Challenge:
Without the pictures, repeat the listing character for character.

[begin Collected material]

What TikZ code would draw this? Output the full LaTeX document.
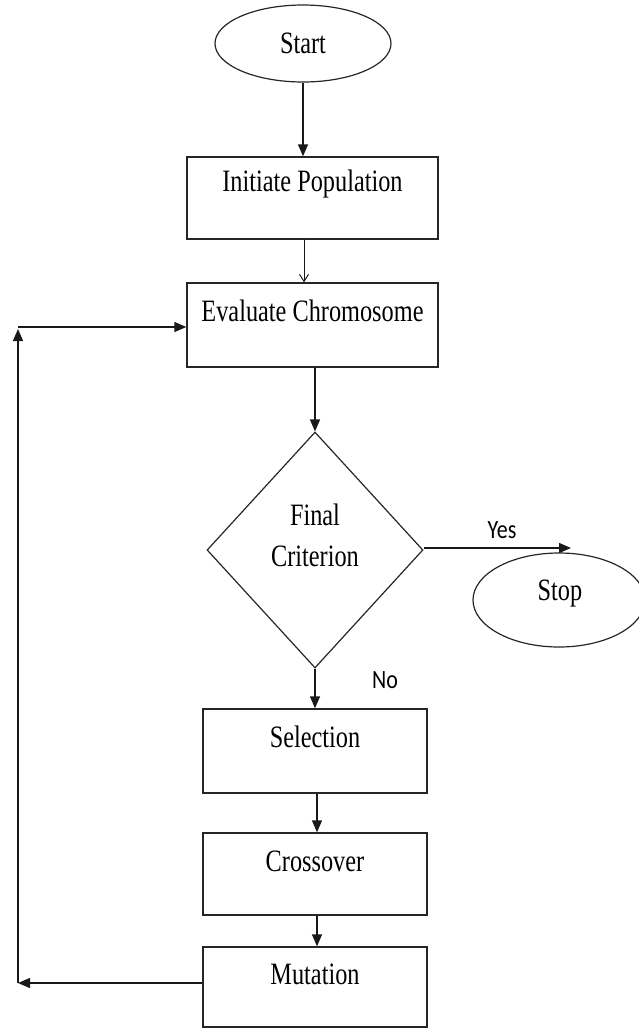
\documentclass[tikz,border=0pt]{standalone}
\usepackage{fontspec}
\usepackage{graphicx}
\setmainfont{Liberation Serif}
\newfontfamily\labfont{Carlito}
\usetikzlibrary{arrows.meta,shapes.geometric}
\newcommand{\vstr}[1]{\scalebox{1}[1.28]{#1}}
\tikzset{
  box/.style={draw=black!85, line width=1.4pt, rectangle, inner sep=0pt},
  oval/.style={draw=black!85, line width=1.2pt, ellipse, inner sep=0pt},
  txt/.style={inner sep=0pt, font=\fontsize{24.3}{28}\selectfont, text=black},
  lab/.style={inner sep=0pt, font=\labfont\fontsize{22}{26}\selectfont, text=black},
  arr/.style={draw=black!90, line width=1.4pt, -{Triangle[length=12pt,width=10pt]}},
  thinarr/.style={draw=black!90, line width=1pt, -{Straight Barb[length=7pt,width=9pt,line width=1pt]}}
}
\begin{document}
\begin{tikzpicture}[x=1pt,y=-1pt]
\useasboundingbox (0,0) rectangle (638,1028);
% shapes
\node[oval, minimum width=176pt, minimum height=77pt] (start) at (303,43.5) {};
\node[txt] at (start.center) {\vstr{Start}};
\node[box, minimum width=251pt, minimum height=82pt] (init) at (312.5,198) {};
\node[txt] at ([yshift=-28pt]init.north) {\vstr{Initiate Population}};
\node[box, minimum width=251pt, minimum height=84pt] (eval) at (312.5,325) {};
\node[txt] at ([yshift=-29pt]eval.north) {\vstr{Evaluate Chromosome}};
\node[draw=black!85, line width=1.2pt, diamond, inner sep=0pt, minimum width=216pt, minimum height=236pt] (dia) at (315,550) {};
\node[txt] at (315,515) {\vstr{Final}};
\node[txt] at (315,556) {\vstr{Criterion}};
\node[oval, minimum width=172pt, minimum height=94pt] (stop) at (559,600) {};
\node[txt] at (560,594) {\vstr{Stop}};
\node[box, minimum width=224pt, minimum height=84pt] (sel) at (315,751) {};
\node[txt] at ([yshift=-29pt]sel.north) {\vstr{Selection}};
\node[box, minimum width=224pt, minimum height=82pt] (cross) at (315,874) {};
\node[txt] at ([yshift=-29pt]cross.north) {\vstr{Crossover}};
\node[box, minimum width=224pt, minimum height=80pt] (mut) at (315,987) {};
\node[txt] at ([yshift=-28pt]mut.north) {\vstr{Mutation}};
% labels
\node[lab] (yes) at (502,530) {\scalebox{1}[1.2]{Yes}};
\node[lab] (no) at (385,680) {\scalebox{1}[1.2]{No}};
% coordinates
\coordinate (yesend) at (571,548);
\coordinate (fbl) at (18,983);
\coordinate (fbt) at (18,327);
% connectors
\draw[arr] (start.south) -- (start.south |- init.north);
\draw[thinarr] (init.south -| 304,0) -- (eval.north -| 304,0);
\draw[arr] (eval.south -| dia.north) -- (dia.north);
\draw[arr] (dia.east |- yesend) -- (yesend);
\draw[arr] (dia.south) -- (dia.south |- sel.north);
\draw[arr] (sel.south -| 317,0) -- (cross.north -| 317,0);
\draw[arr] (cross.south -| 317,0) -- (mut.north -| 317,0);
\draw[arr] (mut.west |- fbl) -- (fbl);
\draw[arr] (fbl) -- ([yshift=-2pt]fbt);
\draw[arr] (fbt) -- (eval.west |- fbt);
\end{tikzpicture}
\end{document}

[end Collected material]

Correct answer:
What TikZ code would draw this? Output the full LaTeX document.
\documentclass[tikz,border=0pt]{standalone}
\usepackage{fontspec}
\usepackage{graphicx}
\setmainfont{Liberation Serif}
\newfontfamily\labfont{Carlito}
\usetikzlibrary{arrows.meta,shapes.geometric}
\newcommand{\vstr}[1]{\scalebox{1}[1.28]{#1}}
\tikzset{
  box/.style={draw=black!85, line width=1.4pt, rectangle, inner sep=0pt},
  oval/.style={draw=black!85, line width=1.2pt, ellipse, inner sep=0pt},
  txt/.style={inner sep=0pt, font=\fontsize{24.3}{28}\selectfont, text=black},
  lab/.style={inner sep=0pt, font=\labfont\fontsize{22}{26}\selectfont, text=black},
  arr/.style={draw=black!90, line width=1.4pt, -{Triangle[length=12pt,width=10pt]}},
  thinarr/.style={draw=black!90, line width=1pt, -{Straight Barb[length=7pt,width=9pt,line width=1pt]}}
}
\begin{document}
\begin{tikzpicture}[x=1pt,y=-1pt]
\useasboundingbox (0,0) rectangle (638,1028);
% shapes
\node[oval, minimum width=176pt, minimum height=77pt] (start) at (303,43.5) {};
\node[txt] at (start.center) {\vstr{Start}};
\node[box, minimum width=251pt, minimum height=82pt] (init) at (312.5,198) {};
\node[txt] at ([yshift=-28pt]init.north) {\vstr{Initiate Population}};
\node[box, minimum width=251pt, minimum height=84pt] (eval) at (312.5,325) {};
\node[txt] at ([yshift=-29pt]eval.north) {\vstr{Evaluate Chromosome}};
\node[draw=black!85, line width=1.2pt, diamond, inner sep=0pt, minimum width=216pt, minimum height=236pt] (dia) at (315,550) {};
\node[txt] at (315,515) {\vstr{Final}};
\node[txt] at (315,556) {\vstr{Criterion}};
\node[oval, minimum width=172pt, minimum height=94pt] (stop) at (559,600) {};
\node[txt] at (560,594) {\vstr{Stop}};
\node[box, minimum width=224pt, minimum height=84pt] (sel) at (315,751) {};
\node[txt] at ([yshift=-29pt]sel.north) {\vstr{Selection}};
\node[box, minimum width=224pt, minimum height=82pt] (cross) at (315,874) {};
\node[txt] at ([yshift=-29pt]cross.north) {\vstr{Crossover}};
\node[box, minimum width=224pt, minimum height=80pt] (mut) at (315,987) {};
\node[txt] at ([yshift=-28pt]mut.north) {\vstr{Mutation}};
% labels
\node[lab] (yes) at (502,530) {\scalebox{1}[1.2]{Yes}};
\node[lab] (no) at (385,680) {\scalebox{1}[1.2]{No}};
% coordinates
\coordinate (yesend) at (571,548);
\coordinate (fbl) at (18,983);
\coordinate (fbt) at (18,327);
% connectors
\draw[arr] (start.south) -- (start.south |- init.north);
\draw[thinarr] (init.south -| 304,0) -- (eval.north -| 304,0);
\draw[arr] (eval.south -| dia.north) -- (dia.north);
\draw[arr] (dia.east |- yesend) -- (yesend);
\draw[arr] (dia.south) -- (dia.south |- sel.north);
\draw[arr] (sel.south -| 317,0) -- (cross.north -| 317,0);
\draw[arr] (cross.south -| 317,0) -- (mut.north -| 317,0);
\draw[arr] (mut.west |- fbl) -- (fbl);
\draw[arr] (fbl) -- ([yshift=-2pt]fbt);
\draw[arr] (fbt) -- (eval.west |- fbt);
\end{tikzpicture}
\end{document}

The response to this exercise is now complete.